ROANOKE TIMES

                         Roanoke Times
                 Copyright (c) 1995, Landmark Communications, Inc.

DATE: FRIDAY, April 7, 1995                   TAG: 9504070045
SECTION: CURRENT                    PAGE: NRV-2   EDITION: NEW RIVER VALLEY 
SOURCE: PAUL DELLINGER STAFF WRITER
DATELINE: PULASKI                                  LENGTH: Medium


PULASKI COUNTY HIGH SCHOOL BAND LEADER STEPS DOWN|

Bob Priest will step down as director of the award-winning Pulaski County High School Cougar Band at the end of the 1994-95 school year.

Priest has been at the helm of an expanding and much-honored band program at the school for more than a decade, and is leaving to work in the private sector. He was out of town Thursday and could not be reached for comment.

The county School Board announced his departure Wednesday night, following an hourlong closed session to discuss personnel changes.

Superintendent Bill Asbury also said that all but about six teacher contracts will be renewed for next year.

He said a search will start immediately to find a replacement for Priest "if that's possible, because he's built just a fantastic program over there."

Priest, who grew up in Wise County, earned his bachelor's degree in music education at East Tennessee State University. He was band director at Clintwood High School in Dickenson County for three years, during which time that band program also won high honors. He was a graduate assistant at the University of South Carolina while earning his master's degree.

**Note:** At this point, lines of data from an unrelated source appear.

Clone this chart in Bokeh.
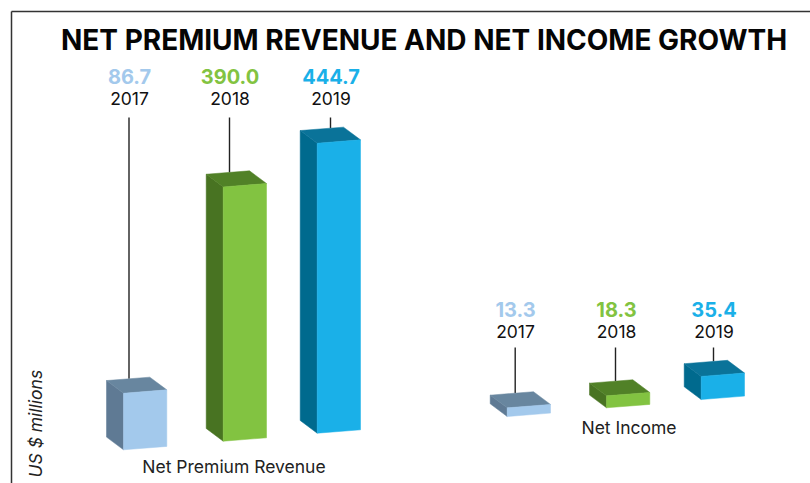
from bokeh.plotting import figure
from bokeh.models import Range1d
from bokeh.core.properties import value
from bokeh.embed import file_html
from bokeh.resources import INLINE
import math

title_text = "NET PREMIUM REVENUE AND NET INCOME GROWTH"
years = ["2017", "2018", "2019"]
net_premium = [86.7, 390.0, 444.7]
net_income = [13.3, 18.3, 35.4]
group_labels = ["Net Premium Revenue", "Net Income"]
unit_label = "US $ millions"
front_colors = ["#A3C9EC", "#82C341", "#1AB0E8"]
side_colors = ["#5F7A94", "#487322", "#006A8E"]
top_colors = ["#68869F", "#518127", "#0A7399"]

FONT = "Inter"
W, H = 810, 483
K = 0.652          # pixels per US $ million
Y0 = H


def Y(px):
    return (Y0 - px) / K


p = figure(width=W, height=H, output_backend="svg", toolbar_location=None,
           x_range=Range1d(0, W), y_range=Range1d(0, Y(0)),
           min_border=0)
p.axis.visible = False
p.grid.visible = False
p.outline_line_color = None
p.background_fill_color = "white"

# frame
p.line([11, 11], [Y(Y0), Y(11)], line_color="#333333", line_width=1.5)
p.line([11, W], [Y(11), Y(11)], line_color="#333333", line_width=1.5)

BAR_W, BAR_RISE = 43.3, 3.4
DEPTH_X, DEPTH_Y = 17.0, 12.7

# (front-left x, front bottom-left y, leader x, label x)
prem_layout = [(123.0, 449.3, 128.5, 129), (222.7, 440.7, 229, 229.5), (316.7, 432.7, 330, 330.5)]
inc_layout = [(506.7, 416.0, 514.7, 515), (606.0, 407.3, 615, 616), (700.7, 399.0, 713, 713.5)]


def draw_group(values, layout, value_mid, year_mid, leader_top):
    for i, (v, (x0, yb, lx, tx)) in enumerate(zip(values, layout)):
        b0 = Y(yb)
        rise = BAR_RISE / K
        dy = DEPTH_Y / K
        x1 = x0 + BAR_W
        # leader line runs from the year label down to the back of the bar top
        top_at_leader = b0 + v + dy + rise * (lx - (x0 - DEPTH_X)) / BAR_W
        p.line([lx, lx], [Y(leader_top), top_at_leader], line_color="#222222", line_width=1.4)
        # side
        p.patch([x0 - DEPTH_X, x0, x0, x0 - DEPTH_X],
                [b0 + dy, b0, b0 + v, b0 + v + dy],
                fill_color=side_colors[i], line_color=side_colors[i], line_width=0.5)
        # top
        p.patch([x0 - DEPTH_X, x1 - DEPTH_X, x1, x0],
                [b0 + v + dy, b0 + v + dy + rise, b0 + v + rise, b0 + v],
                fill_color=top_colors[i], line_color=top_colors[i], line_width=0.5)
        # front
        p.patch([x0, x1, x1, x0],
                [b0, b0 + rise, b0 + v + rise, b0 + v],
                fill_color=front_colors[i], line_color=front_colors[i], line_width=0.5)
        p.text([tx], [Y(value_mid)], text=[f"{v:.1f}"], text_color=front_colors[i],
               text_font=value(FONT), text_font_style="bold", text_font_size="20px",
               text_align="center", text_baseline="middle")
        p.text([tx], [Y(year_mid)], text=[years[i]], text_color="#111111",
               text_font=value(FONT), text_font_size="17.5px",
               text_align="center", text_baseline="middle")


draw_group(net_premium, prem_layout, 76, 98, 117)
draw_group(net_income, inc_layout, 309, 331, 347)

p.text([423.5], [Y(39)], text=[title_text], text_color="#050505", text_font=value(FONT),
       text_font_style="bold", text_font_size="28px", text_align="center",
       text_baseline="middle")
p.text([233.5], [Y(466)], text=[group_labels[0]], text_color="#222222", text_font=value(FONT),
       text_font_size="17.5px", text_align="center", text_baseline="middle")
p.text([628.5], [Y(427)], text=[group_labels[1]], text_color="#222222", text_font=value(FONT),
       text_font_size="17.5px", text_align="center", text_baseline="middle")
p.text([35], [Y(477)], text=[unit_label], text_color="#222222", text_font=value(FONT),
       text_font_style="italic", text_font_size="17.5px", text_align="left",
       text_baseline="middle", angle=math.pi / 2)

open("out.html", "w").write(file_html(p, INLINE))
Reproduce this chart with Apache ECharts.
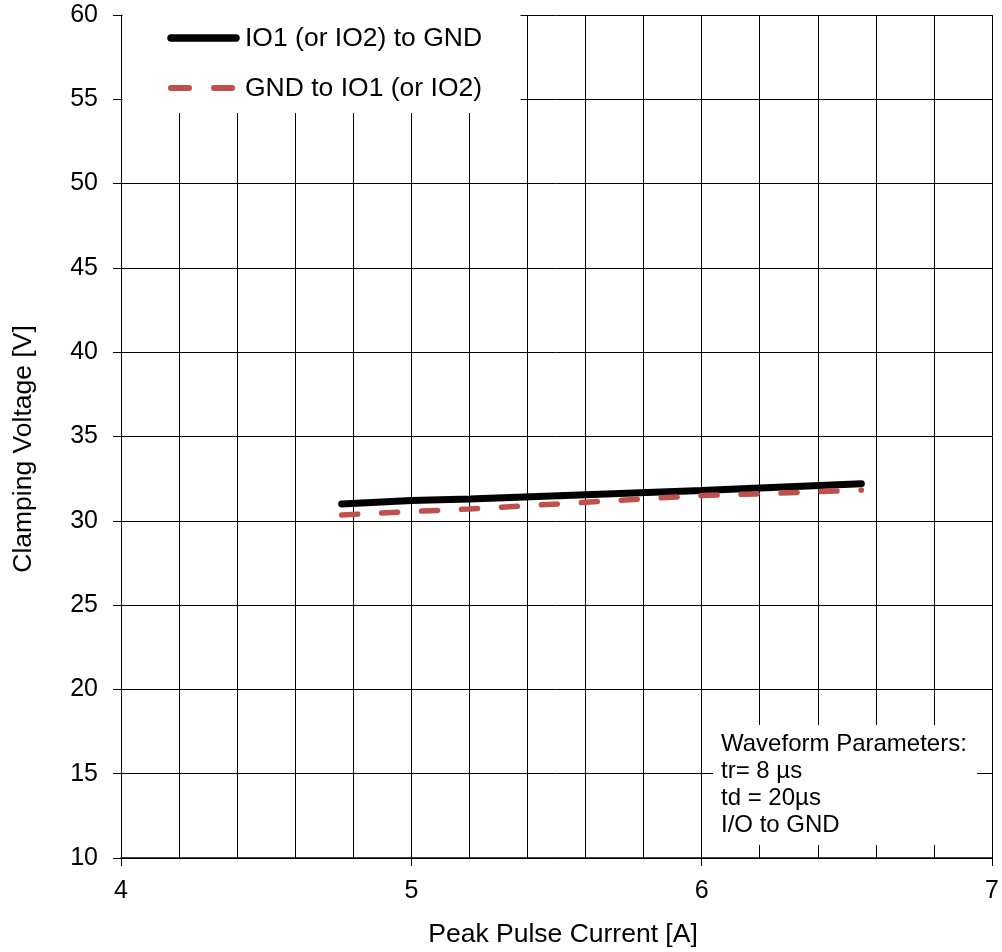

Priest was hired in Pulaski County at the start of the 1984-85 school year. He plays the trombone and many other band instruments, and has been a firm believer in discipline for the members of his band program. He has said he wants a band student to learn to play and also to gain musical knowledge.

Under Priest, the school's band program expanded to include marching, jazz, concert and symphonic bands. The program brought such Broadway music as "Phantom of the Opera" to the school's football field.

Recently, the Virginia Band and Orchestra Directors Association named the Cougar Band a "Virginia Honor Band" for its marching and concert performances. The plaque and certificate will be formally presented at the band's spring banquet and concert May 16.

It is the highest honor that a school band can receive in Virginia. This is the fourth time the band has won the award under Priest's leadership.

The School Board agreed Wednesday to recognize the Cougar Band for its achievement with the board's own Golden Apple award..

It also will recognize the Pulaski High School Players drama group and its director, Rhonda Welsh, for winning first place in state drama competition at Charlottesville, and the Pulaski Middle School Odyssey of the Mind team for its first place in regional competition. The OM team will compete at the state level in Norfolk on April 29.

In other business, the board briefly discussed new guidelines on religious activity in public schools from the state Board of Education. Asbury said the school system is already complying with most of the guidelines, but that he still is unsure about the board's stand on public prayer at graduation ceremonies and other gatherings.

Under the new guidelines, the state Department of Education is implying that "if it's a student-initiated prayer ... it's OK," Asbury said. The old guidelines would have advised against that, he said.

The school system has been discouraging even student-initiated public prayers because they could open the door to other things, he said.

"The concern I have is, if you have a Satan worshipper or someone else ... how do you give the freedom to one and not the other?" Asbury said. "What is appropriate to one person may not be appropriate to another. ... If a student wanted to repeat the Lord's Prayer, I think 99 percent of our community would say 'Hear ye,'" he said, but that might not apply to other sorts of prayers.

"We've asked repeatedly for the attorney general to give us specifics," he said. "I guess this is the closest thing we've gotten." He said these were guidelines and, at this stage, not law.